Jayne’s work at Happisburgh continued intermittently throughout many years. Repeatedly she returned each season to observe, document and respect its losses. Many artists have been observing this place with interest. But no-one has taken such an intense view, nor looked with such care and intensity. In the course of her visits, she befriended Bryony Nierop-Reading who lived there. Her story follows….
‘Because I’m part of this….’
‘Because I’m part of this…..’ is a short artist’s film which charts the frightening progress of climate change and its effect on a Norfolk cliff-top resident.
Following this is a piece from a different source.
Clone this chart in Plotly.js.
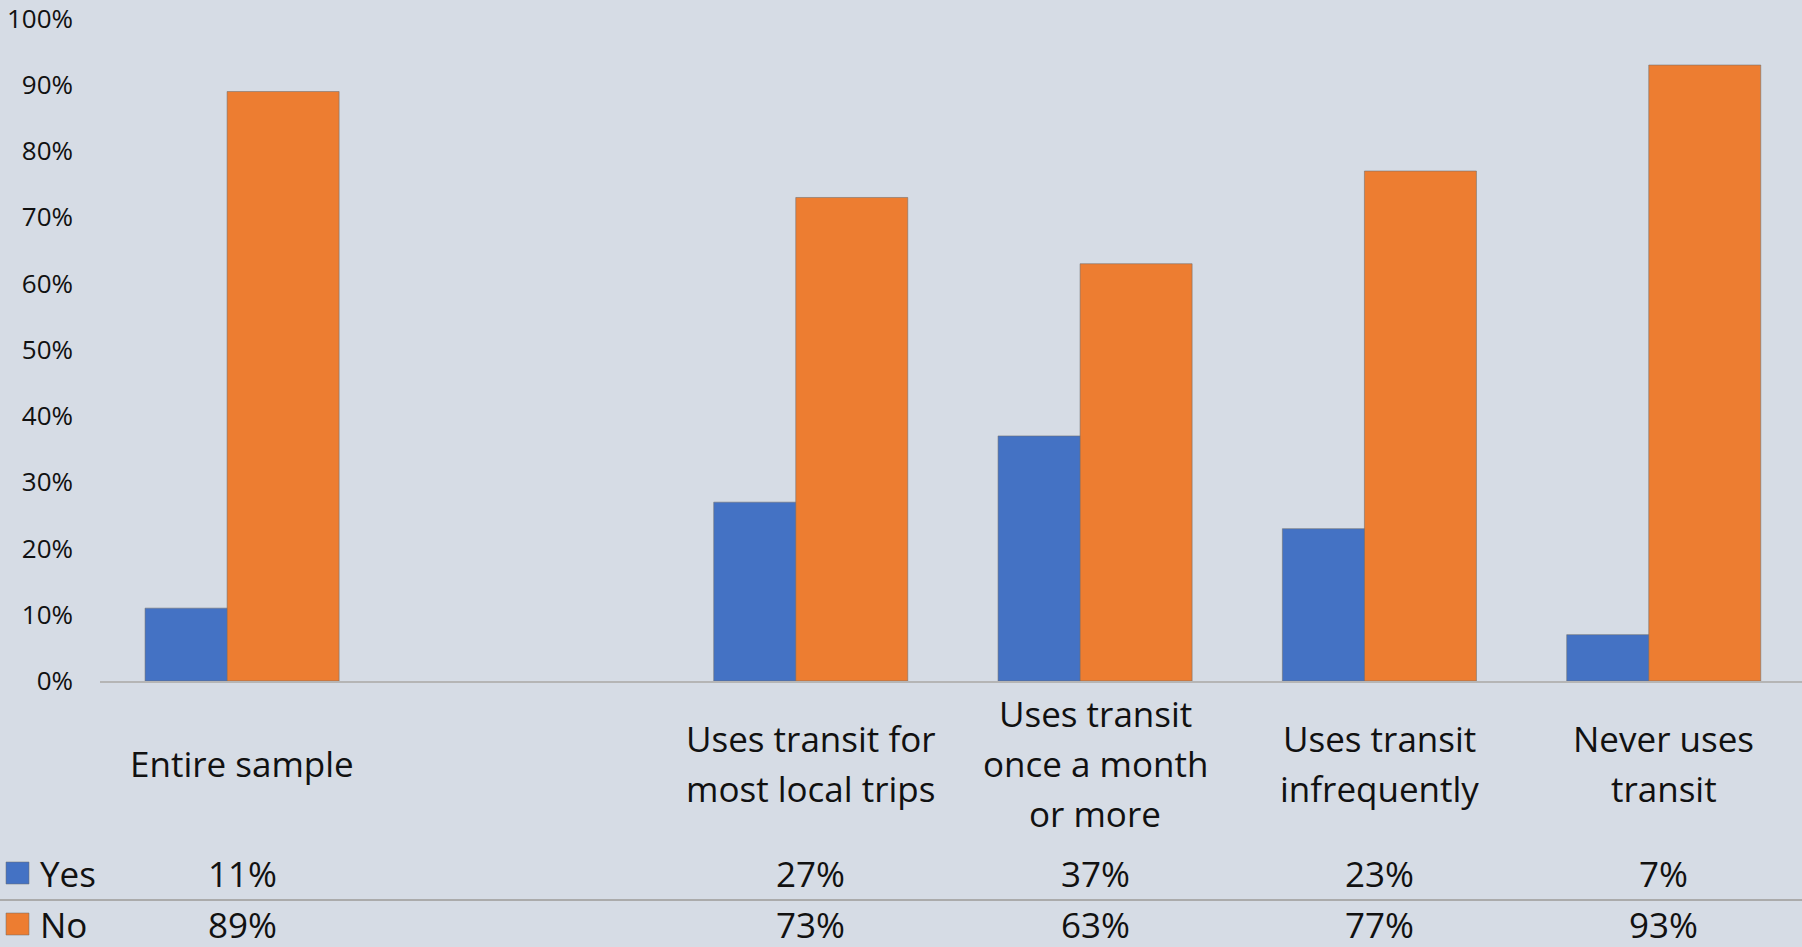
<!DOCTYPE html>
<html>
<head>
<meta charset="utf-8">
<script src="https://cdn.plot.ly/plotly-3.0.1.min.js"></script>
<style>
html, body { margin: 0; padding: 0; background: #D6DCE5; }
#chart { width: 1802px; height: 947px; }
</style>
</head>
<body>
<div id="chart"></div>
<script>
// ---- data ----
const categories = ['Entire sample', '', 'Uses transit for most local trips', 'Uses transit once a month or more', 'Uses transit infrequently', 'Never uses transit'];
const categoryLines = [['Entire sample'], [], ['Uses transit for', 'most local trips'], ['Uses transit', 'once a month', 'or more'], ['Uses transit', 'infrequently'], ['Never uses', 'transit']];
const yesValues = [0.11, null, 0.27, 0.37, 0.23, 0.07];
const noValues = [0.89, null, 0.73, 0.63, 0.77, 0.93];
const seriesNames = ['Yes', 'No'];
const yTickValues = [0, 0.1, 0.2, 0.3, 0.4, 0.5, 0.6, 0.7, 0.8, 0.9, 1.0];

// ---- styles ----
const BG = '#D6DCE5';
const BLUE = '#4472C4';
const ORANGE = '#ED7D31';
const TEXT = '#111111';
const FONT = '"Open Sans", "Noto Sans", sans-serif';

const M = { l: 100, r: 0, t: 18, b: 266 };
const W = 1802, H = 947;
const plotW = W - M.l - M.r, plotH = H - M.t - M.b;
const zeroPx = H - M.b; // pixel y of 0%
function paperX(px) { return (px - M.l) / plotW; }
function paperY(py) { return (zeroPx - py) / plotH; }

const xIdx = categories.map((c, i) => i);

const traces = [
  {
    type: 'bar', name: seriesNames[0], x: xIdx, y: yesValues,
    width: 0.292, offset: -0.3415,
    marker: { color: BLUE, line: { color: 'rgba(110,110,110,0.55)', width: 1 } },
    hoverinfo: 'skip', showlegend: false
  },
  {
    type: 'bar', name: seriesNames[1], x: xIdx, y: noValues,
    width: 0.394, offset: -0.053,
    marker: { color: ORANGE, line: { color: 'rgba(110,110,110,0.55)', width: 1 } },
    hoverinfo: 'skip', showlegend: false
  }
];

const annotations = [];
const shapes = [];

// category labels (centered around y=763, 50px line spacing)
const labelCenterPx = 763, lineGap = 50;
categoryLines.forEach((lines, i) => {
  const n = lines.length;
  lines.forEach((ln, j) => {
    const py = labelCenterPx + (j - (n - 1) / 2) * lineGap;
    annotations.push({
      x: i, xref: 'x', y: paperY(py), yref: 'paper',
      text: ln, showarrow: false, xanchor: 'center', yanchor: 'middle',
      font: { size: 35, color: TEXT, family: FONT }
    });
  });
});

// data table rows
const rowCenters = [873, 924];
const rowValues = [yesValues, noValues];
const rowColors = [BLUE, ORANGE];
rowValues.forEach((vals, r) => {
  vals.forEach((v, i) => {
    if (v === null) return;
    annotations.push({
      x: i, xref: 'x', y: paperY(rowCenters[r]), yref: 'paper',
      text: Math.round(v * 100) + '%', showarrow: false,
      xanchor: 'center', yanchor: 'middle',
      font: { size: 35, color: TEXT, family: FONT }
    });
  });
  // legend key
  shapes.push({
    type: 'rect', xref: 'paper', yref: 'paper',
    x0: paperX(6), x1: paperX(29),
    y0: paperY(rowCenters[r] - 11), y1: paperY(rowCenters[r] + 11),
    fillcolor: rowColors[r], line: { color: 'rgba(110,110,110,0.5)', width: 1 }
  });
  annotations.push({
    x: paperX(38), xref: 'paper', y: paperY(rowCenters[r]), yref: 'paper',
    text: seriesNames[r], showarrow: false, xanchor: 'left', yanchor: 'middle',
    font: { size: 35, color: TEXT, family: FONT }
  });
});

// row separator
shapes.push({
  type: 'line', xref: 'paper', yref: 'paper',
  x0: paperX(0), x1: paperX(W), y0: paperY(900), y1: paperY(900),
  line: { color: '#ABABAB', width: 2 }
});

const layout = {
  width: W, height: H,
  margin: M,
  paper_bgcolor: BG, plot_bgcolor: BG,
  font: { family: FONT, color: TEXT },
  barmode: 'overlay',
  showlegend: false,
  xaxis: {
    range: [-0.5, 5.486], showgrid: false, zeroline: false,
    showline: true, linecolor: '#B5B5B5', linewidth: 1.5,
    showticklabels: false, ticks: '', fixedrange: true
  },
  yaxis: {
    range: [0, 1.001], tickvals: yTickValues, tickformat: '.0%',
    showgrid: false, zeroline: false, showline: false, ticks: '',
    ticklabelstandoff: 26, ticklabeloverflow: 'allow',
    tickfont: { size: 26, color: TEXT, family: FONT }, fixedrange: true
  },
  annotations: annotations,
  shapes: shapes
};

Plotly.newPlot('chart', traces, layout, { displayModeBar: false, staticPlot: true });
</script>
</body>
</html>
Jayne Ivimey tells her remarkable story of resilience in this moving and sensitive film.
Over the edge
For years, Happisburgh was the subject of much controversy as the Government had initially refused to renew its coastal defences. Eventually, as a result of pressure from residents, the government established the Coastal Pathfinder mitigation and engineering programme. Through this, they would be compensated. But then, as a result, they lost their cliff-top homes. Sadly, a proud terrace of Victorian houses and modern bungalows were demolished in 2012. Most villagers were rehoused. And the beach was cleared
2.
One resident in particular held out against this. Bryony Nierop Reading, a former teacher, had a bungalow on Beach Road. It was at the end of the row, just before the steps down to the beach. She loved her view and her peace, and determined that her home would see her out.
It didn’t, and in 2013, Cyclone Xaver did its shocking worst and her home tipped over the edge of the cliff. Luckily she survived.
‘Because I am part of this…’ was shown at GroundWork as part of the exhibition ‘On the Edge’, Oct-Dec 2019. You can buy copies of the film in our shop.
Life continues……
Bryony Nierop Reading sitting on the cliff-top after her house has gone. Photo, still from the film: Jayne Ivimey
Talking to Bryony Nierop-Reading over the years inspired the making of this film.